GOAL OF THE EXERCISE:
Every line below that mentions the word "source" should be copied out.
= = = = =
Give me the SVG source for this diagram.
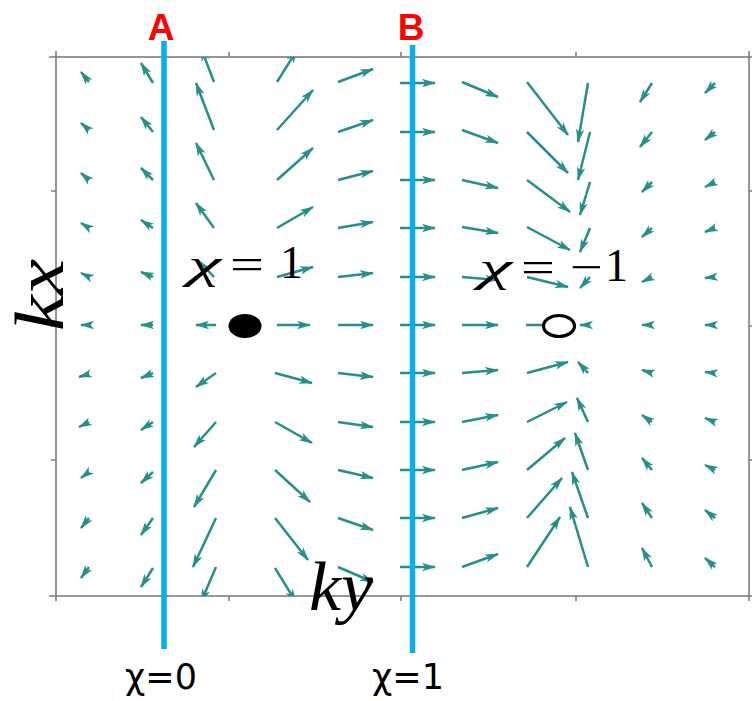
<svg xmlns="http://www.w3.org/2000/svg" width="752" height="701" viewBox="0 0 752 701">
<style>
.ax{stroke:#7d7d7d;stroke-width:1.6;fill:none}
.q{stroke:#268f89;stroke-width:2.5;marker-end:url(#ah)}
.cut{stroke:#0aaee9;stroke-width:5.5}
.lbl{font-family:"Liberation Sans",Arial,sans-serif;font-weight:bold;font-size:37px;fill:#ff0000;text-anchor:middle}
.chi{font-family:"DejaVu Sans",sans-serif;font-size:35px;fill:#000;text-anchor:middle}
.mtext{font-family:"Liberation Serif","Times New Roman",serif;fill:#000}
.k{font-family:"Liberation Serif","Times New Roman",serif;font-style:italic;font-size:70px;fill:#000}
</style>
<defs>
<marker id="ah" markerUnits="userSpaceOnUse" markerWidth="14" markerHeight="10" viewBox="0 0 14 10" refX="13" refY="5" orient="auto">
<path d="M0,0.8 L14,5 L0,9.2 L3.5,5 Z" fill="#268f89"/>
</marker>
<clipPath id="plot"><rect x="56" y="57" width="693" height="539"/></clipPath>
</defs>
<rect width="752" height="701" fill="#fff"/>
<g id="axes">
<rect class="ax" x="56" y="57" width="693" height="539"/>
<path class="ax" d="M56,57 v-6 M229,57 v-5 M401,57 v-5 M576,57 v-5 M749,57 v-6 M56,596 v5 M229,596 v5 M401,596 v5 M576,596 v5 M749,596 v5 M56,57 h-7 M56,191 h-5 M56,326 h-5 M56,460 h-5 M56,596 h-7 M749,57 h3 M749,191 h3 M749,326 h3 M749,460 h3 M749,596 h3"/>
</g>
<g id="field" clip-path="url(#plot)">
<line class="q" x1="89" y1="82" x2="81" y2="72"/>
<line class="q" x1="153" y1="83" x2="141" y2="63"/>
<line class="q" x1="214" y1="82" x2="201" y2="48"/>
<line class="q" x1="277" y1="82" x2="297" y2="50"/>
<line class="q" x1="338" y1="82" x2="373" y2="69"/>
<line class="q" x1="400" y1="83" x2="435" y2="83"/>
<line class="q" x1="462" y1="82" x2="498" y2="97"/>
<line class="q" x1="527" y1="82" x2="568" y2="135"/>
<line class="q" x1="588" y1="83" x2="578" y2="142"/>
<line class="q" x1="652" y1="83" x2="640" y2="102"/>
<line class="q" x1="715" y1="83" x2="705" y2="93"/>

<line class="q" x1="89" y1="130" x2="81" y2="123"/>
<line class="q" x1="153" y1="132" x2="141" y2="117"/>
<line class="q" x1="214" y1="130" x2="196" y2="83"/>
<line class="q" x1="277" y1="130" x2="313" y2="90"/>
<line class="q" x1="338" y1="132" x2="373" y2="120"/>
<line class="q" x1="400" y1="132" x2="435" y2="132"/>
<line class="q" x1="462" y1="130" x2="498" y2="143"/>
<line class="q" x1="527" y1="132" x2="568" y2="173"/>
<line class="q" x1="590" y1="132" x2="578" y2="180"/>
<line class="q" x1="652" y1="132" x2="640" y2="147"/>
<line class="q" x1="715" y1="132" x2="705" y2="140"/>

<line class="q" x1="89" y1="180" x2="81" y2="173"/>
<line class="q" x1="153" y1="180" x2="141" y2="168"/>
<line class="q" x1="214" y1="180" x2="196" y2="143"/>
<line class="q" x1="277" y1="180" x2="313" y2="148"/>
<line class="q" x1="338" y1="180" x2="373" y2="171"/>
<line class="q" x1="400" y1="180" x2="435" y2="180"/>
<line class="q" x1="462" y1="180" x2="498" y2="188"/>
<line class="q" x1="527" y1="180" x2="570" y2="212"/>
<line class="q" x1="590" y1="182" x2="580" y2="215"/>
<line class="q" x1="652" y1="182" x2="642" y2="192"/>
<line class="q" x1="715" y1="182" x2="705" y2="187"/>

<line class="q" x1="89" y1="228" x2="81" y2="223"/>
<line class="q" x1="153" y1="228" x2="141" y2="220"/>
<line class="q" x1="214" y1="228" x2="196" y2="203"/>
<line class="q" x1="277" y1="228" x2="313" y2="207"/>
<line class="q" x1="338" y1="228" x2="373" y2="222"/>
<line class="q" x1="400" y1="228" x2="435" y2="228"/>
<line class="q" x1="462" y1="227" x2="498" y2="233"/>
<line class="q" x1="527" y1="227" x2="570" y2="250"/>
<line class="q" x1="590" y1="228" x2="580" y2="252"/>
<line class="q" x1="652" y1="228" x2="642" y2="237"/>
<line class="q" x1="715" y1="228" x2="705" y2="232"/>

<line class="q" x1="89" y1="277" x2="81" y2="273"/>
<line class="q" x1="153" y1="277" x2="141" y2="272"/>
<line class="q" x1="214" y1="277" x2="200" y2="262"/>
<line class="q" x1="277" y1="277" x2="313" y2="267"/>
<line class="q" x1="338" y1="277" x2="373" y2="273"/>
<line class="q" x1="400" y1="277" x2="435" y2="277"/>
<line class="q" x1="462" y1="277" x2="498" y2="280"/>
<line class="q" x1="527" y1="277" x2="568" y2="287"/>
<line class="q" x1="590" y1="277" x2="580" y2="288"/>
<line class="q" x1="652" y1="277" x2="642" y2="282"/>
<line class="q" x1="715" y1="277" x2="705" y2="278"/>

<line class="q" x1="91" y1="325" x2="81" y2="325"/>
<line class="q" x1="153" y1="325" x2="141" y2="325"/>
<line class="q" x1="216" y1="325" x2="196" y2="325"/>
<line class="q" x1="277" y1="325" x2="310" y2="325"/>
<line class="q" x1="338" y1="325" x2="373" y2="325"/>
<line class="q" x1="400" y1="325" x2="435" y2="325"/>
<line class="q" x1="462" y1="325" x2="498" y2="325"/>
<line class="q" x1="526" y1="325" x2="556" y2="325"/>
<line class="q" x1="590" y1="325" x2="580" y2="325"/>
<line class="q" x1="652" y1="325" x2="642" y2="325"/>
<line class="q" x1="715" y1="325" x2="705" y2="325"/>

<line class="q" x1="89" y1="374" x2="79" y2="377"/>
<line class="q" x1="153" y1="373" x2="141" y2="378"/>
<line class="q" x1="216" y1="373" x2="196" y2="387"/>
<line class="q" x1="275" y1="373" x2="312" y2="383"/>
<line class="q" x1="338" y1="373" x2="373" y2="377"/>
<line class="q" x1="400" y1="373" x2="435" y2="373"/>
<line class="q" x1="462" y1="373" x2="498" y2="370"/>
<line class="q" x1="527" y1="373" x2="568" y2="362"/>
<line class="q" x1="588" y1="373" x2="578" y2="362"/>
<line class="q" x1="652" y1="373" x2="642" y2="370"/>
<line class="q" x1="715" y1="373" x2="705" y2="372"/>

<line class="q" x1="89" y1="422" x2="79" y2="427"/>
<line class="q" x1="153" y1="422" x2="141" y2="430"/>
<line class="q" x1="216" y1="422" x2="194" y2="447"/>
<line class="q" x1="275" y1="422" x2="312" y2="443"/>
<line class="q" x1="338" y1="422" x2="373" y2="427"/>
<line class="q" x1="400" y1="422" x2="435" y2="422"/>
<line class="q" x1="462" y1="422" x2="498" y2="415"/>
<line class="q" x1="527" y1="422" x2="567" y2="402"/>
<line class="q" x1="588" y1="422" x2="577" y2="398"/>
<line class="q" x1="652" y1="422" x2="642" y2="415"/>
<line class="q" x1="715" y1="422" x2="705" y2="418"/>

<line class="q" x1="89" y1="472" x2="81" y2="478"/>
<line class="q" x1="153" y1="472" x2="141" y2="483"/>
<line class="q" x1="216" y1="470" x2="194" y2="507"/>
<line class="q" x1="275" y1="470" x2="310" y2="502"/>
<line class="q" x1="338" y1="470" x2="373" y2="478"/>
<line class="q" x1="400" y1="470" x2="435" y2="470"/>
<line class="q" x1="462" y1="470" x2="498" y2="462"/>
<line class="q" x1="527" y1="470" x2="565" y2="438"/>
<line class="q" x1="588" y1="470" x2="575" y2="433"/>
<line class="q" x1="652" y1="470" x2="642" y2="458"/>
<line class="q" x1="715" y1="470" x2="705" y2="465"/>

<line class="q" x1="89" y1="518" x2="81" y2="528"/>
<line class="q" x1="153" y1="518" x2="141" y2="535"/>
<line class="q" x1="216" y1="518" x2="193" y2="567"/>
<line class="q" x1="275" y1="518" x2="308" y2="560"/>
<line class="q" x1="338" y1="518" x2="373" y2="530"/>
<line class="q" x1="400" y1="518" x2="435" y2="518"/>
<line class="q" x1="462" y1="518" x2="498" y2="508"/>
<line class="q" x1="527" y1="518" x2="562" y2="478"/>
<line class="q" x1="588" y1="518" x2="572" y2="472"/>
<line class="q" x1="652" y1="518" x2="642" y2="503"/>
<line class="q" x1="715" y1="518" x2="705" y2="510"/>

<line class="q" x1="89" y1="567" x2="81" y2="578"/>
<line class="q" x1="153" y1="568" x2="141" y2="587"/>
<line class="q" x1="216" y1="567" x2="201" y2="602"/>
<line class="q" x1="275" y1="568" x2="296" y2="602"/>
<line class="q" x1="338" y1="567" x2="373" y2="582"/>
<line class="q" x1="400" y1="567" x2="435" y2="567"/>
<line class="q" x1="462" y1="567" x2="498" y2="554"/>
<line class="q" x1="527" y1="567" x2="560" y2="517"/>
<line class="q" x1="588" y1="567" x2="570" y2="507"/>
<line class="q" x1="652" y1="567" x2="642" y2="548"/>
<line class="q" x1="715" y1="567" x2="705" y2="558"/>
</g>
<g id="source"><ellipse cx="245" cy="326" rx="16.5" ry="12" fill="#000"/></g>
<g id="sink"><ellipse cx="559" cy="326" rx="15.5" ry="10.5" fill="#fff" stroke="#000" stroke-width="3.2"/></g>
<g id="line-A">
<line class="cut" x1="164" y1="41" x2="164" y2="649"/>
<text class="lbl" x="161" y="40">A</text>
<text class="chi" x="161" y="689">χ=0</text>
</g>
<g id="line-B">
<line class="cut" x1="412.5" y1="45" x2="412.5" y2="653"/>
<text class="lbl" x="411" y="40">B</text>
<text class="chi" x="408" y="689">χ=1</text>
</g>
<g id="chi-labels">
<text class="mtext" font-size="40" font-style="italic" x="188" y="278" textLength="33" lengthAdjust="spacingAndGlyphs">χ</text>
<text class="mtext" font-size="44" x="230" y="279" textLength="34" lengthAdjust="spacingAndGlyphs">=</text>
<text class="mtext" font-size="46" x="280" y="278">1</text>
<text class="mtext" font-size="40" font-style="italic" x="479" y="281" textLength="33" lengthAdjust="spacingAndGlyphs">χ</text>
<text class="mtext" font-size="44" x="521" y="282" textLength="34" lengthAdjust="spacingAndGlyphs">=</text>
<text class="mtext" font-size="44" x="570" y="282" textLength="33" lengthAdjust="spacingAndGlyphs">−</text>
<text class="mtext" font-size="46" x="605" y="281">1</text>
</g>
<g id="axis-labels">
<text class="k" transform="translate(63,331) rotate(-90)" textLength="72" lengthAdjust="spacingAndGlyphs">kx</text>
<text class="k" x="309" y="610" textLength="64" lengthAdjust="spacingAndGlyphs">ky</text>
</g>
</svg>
= = = = =
TASK OUTPUT:
Give me the SVG source for this diagram.
<g id="source"><ellipse cx="245" cy="326" rx="16.5" ry="12" fill="#000"/></g>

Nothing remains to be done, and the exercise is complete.